I have been trying to use printf inside a buggy device function as an aid
to debugging it. It appears if I make an error in printf’s formating string,
eg confusing %lu with %d, no error is reported by the compiler nor at runtime
but my (debug) output is in correct.
Has anyone else experienced this?
Has anyone found a work around (other than the totally infeasible do not
make errors;-)
Are there any tools for checking printf before/during/after compiling?
Note that C/C++ compilers are under no obligation to check the consistency of the format string with the other arguments passed to printf().
C/C++ library functions are not built-ins as they may be in other languages, and theoretically you could re-define any one of them in any way you choose. This is the basis of interposer libraries for example that may provide error tracking [e.g. malloc/realloc/free] or profiling functionality, or on occasion just override the vendor version of a function with a local version for higher performance. To facilitate this the DLLs containing the runtime library typically export the symbols with “weak” linkage.

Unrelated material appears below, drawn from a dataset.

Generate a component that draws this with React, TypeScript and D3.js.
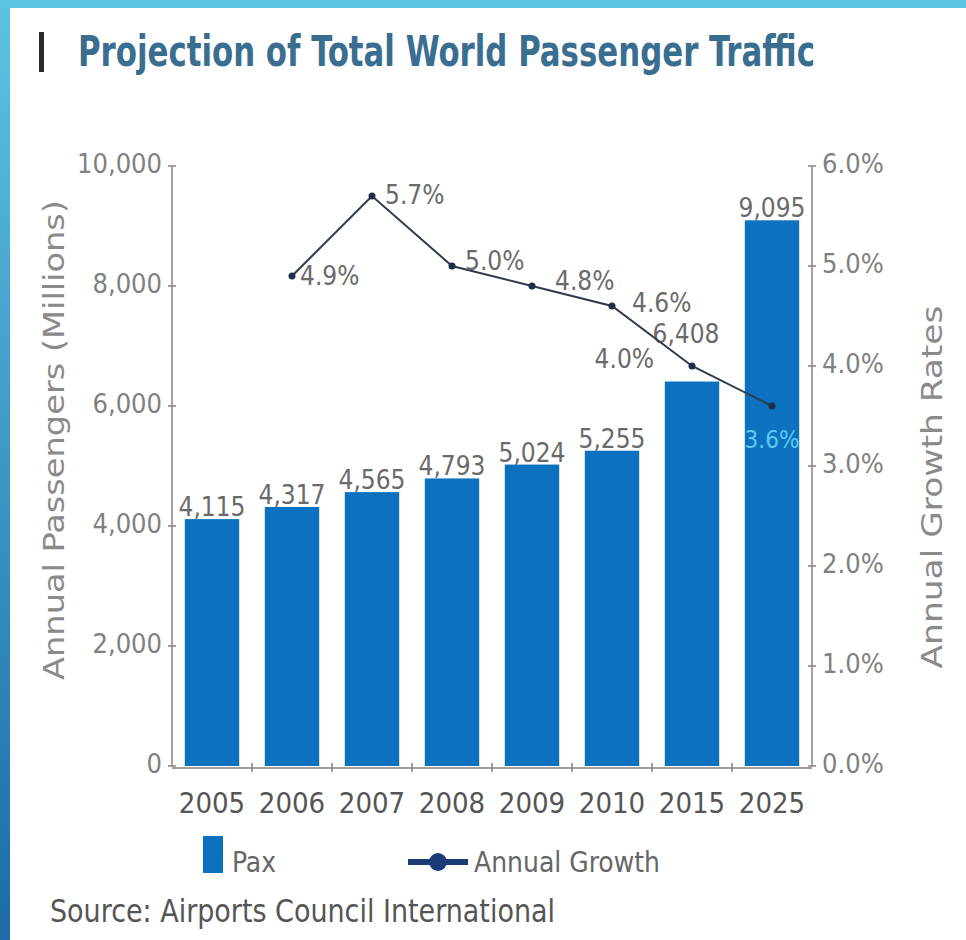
import React from "react"
import * as d3 from "d3"

const years = ["2005", "2006", "2007", "2008", "2009", "2010", "2015", "2025"]
const pax = [4115, 4317, 4565, 4793, 5024, 5255, 6408, 9095]
const growth: (number | null)[] = [null, 4.9, 5.7, 5.0, 4.8, 4.6, 4.0, 3.6]
const paxTicks = [0, 2000, 4000, 6000, 8000, 10000]
const growthTicks = [0, 1, 2, 3, 4, 5, 6]

// label nudges (layout only)
const paxLabelShift: Record<string, [number, number]> = { "2015": [-6, -36] }
const growthLabelShift: [number, number, string][] = [
  [0, 0, "start"],
  [8, 9, "start"],
  [13, 8, "start"],
  [13, 4, "start"],
  [23, 4, "start"],
  [20, 6, "start"],
  [-38, 2, "end"],
  [0, 42, "middle"],
]

const W = 966
const H = 940
const left = 172
const right = 812
const top = 166
const bottom = 766
const font = "'Liberation Sans Narrow', 'DejaVu Sans Condensed', 'Roboto Condensed', sans-serif"

export default function App() {
  const x = d3.scaleBand().domain(years).range([left, right]).paddingInner(0.32).paddingOuter(0.16)
  const yL = d3.scaleLinear().domain([0, 10000]).range([bottom, top])
  const yR = d3.scaleLinear().domain([0, 6]).range([bottom, top])
  const fmt = d3.format(",")
  const cx = (y: string) => (x(y) ?? 0) + x.bandwidth() / 2

  const pts = years
    .map((y, i) => ({ y, g: growth[i], i }))
    .filter((d) => d.g !== null) as { y: string; g: number; i: number }[]
  const line = d3.line<{ y: string; g: number }>().x((d) => cx(d.y)).y((d) => yR(d.g))

  const step = x.step()
  const boundaries = years.slice(0, -1).map((y) => cx(y) + step / 2)
  const titleScale = 0.82

  return (
    <div style={{ position: "absolute", left: 0, top: 0 }}>
      <svg width={W} height={H} style={{ display: "block", background: "#fff" }} fontFamily={font}>
        <defs>
          <linearGradient id="side" x1="0" y1="0" x2="0" y2="1">
            <stop offset="0" stopColor="#5cc3e3" />
            <stop offset="1" stopColor="#1c6ba6" />
          </linearGradient>
        </defs>
        <rect x={0} y={0} width={W} height={H} fill="#fff" />
        <rect x={0} y={0} width={W} height={8} fill="#5cc3e3" />
        <rect x={0} y={0} width={10} height={H} fill="url(#side)" />

        {/* title */}
        <rect x={39} y={32} width={5} height={40} fill="#2b2b2b" />
        <text
          transform={`translate(78,66) scale(${titleScale},1)`}
          fontSize={42}
          fontWeight="bold"
          fill="#3a6e90"
          textLength={737 / titleScale}
          lengthAdjust="spacingAndGlyphs"
        >
          Projection of Total World Passenger Traffic
        </text>

        {/* bars */}
        {years.map((y, i) => (
          <rect key={y} x={x(y)} y={yL(pax[i])} width={x.bandwidth()} height={bottom - yL(pax[i])} fill="#0c72c0" />
        ))}

        {/* left axis */}
        <line x1={left} x2={left} y1={top} y2={bottom} stroke="#8a817c" strokeWidth={1.5} />
        {paxTicks.map((t) => (
          <g key={t}>
            <line x1={left - 4} x2={left + 4} y1={yL(t)} y2={yL(t)} stroke="#8a817c" strokeWidth={1.5} />
            <text x={left - 10} y={yL(t) - 3} textAnchor="end" dominantBaseline="central" fontSize={27} fill="#808080">
              {fmt(t)}
            </text>
          </g>
        ))}

        {/* right axis */}
        <line x1={right} x2={right} y1={top} y2={bottom} stroke="#8a817c" strokeWidth={1.5} />
        {growthTicks.map((t) => (
          <g key={t}>
            <line x1={right - 4} x2={right + 4} y1={yR(t)} y2={yR(t)} stroke="#8a817c" strokeWidth={1.5} />
            <text x={right + 10} y={yR(t) - 3} dominantBaseline="central" fontSize={27} fill="#808080">
              {t.toFixed(1)}%
            </text>
          </g>
        ))}

        {/* x axis */}
        <line x1={left} x2={right} y1={bottom + 2} y2={bottom + 2} stroke="#8a817c" strokeWidth={1.5} />
        {boundaries.map((b, i) => (
          <line key={i} x1={b} x2={b} y1={bottom - 3} y2={bottom + 6} stroke="#8a817c" strokeWidth={1.5} />
        ))}
        {years.map((y) => (
          <text key={y} x={cx(y)} y={813} textAnchor="middle" fontSize={29} fill="#555">
            {y}
          </text>
        ))}

        {/* bar value labels */}
        {years.map((y, i) => {
          const [dx, dy] = paxLabelShift[y] ?? [0, 0]
          return (
            <text key={y} x={cx(y) + dx} y={yL(pax[i]) - 3 + dy} textAnchor="middle" fontSize={26} fill="#6a6a6a">
              {fmt(pax[i])}
            </text>
          )
        })}

        {/* growth line */}
        <path d={line(pts) ?? ""} fill="none" stroke="#2f3a4c" strokeWidth={2} />
        {pts.map((d) => (
          <circle key={d.y} cx={cx(d.y)} cy={yR(d.g)} r={3.5} fill="#1f2e48" />
        ))}
        {pts.map((d) => {
          const [dx, dy, anchor] = growthLabelShift[d.i]
          const inside = d.y === "2025"
          return (
            <text
              key={d.y}
              x={cx(d.y) + dx}
              y={yR(d.g) + dy}
              textAnchor={anchor as any}
              fontSize={inside ? 24 : 26}
              fill={inside ? "#5ccaf2" : "#6a6a6a"}
            >
              {d.g.toFixed(1)}%
            </text>
          )
        })}

        {/* axis titles */}
        <text transform="translate(64,440) rotate(-90)" textAnchor="middle" fontSize={29} fill="#8a8a8a" textLength={480} lengthAdjust="spacingAndGlyphs">
          Annual Passengers (Millions)
        </text>
        <text transform="translate(942,487) rotate(-90)" textAnchor="middle" fontSize={29} fill="#8a8a8a" textLength={363} lengthAdjust="spacingAndGlyphs">
          Annual Growth Rates
        </text>

        {/* legend */}
        <rect x={203} y={836} width={20} height={37} fill="#0c72c0" />
        <text x={232} y={872} fontSize={29} fill="#666" textLength={44} lengthAdjust="spacingAndGlyphs">
          Pax
        </text>
        <line x1={408} x2={468} y1={862} y2={862} stroke="#1a3a78" strokeWidth={6} />
        <circle cx={438} cy={862} r={9} fill="#1a3a78" />
        <text x={474} y={872} fontSize={29} fill="#666" textLength={186} lengthAdjust="spacingAndGlyphs">
          Annual Growth
        </text>

        {/* source */}
        <text x={50} y={922} fontSize={32} fill="#555" textLength={505} lengthAdjust="spacingAndGlyphs">
          Source: Airports Council International
        </text>
      </svg>
    </div>
  )
}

To illustrate the point, the following is perfectly legal C code and should be compiled without complaints by any C compiler (just to be sure I tried the Microsoft and Intel compilers at warning level 3).
#include <stdio.h>
#include <stdlib.h>
int printf (const char *cp, ...)
{
puts ("42\n");
return (int)cp;
}
int main (void)
{
const int a = 43;
printf ("%d", a);
return EXIT_SUCCESS;
}
As an extension to the language standards, some compilers, under certain settings, may treat various library functions as “well-known” functions, and apply extended error checking to emit warnings in the case of printf() or apply optimizations, e.g. replacing calls to pow() with an equivalent sequence of multiplications.
Best I know, at present the CUDA toolchain does not offer such functionality, either for purposes of extended error checking or for performance.
Dear njuffa,
Thank you for your very rapid and helpful reply.
I guess we will all have to be careful.
Its good to know I am not missing anything obvious.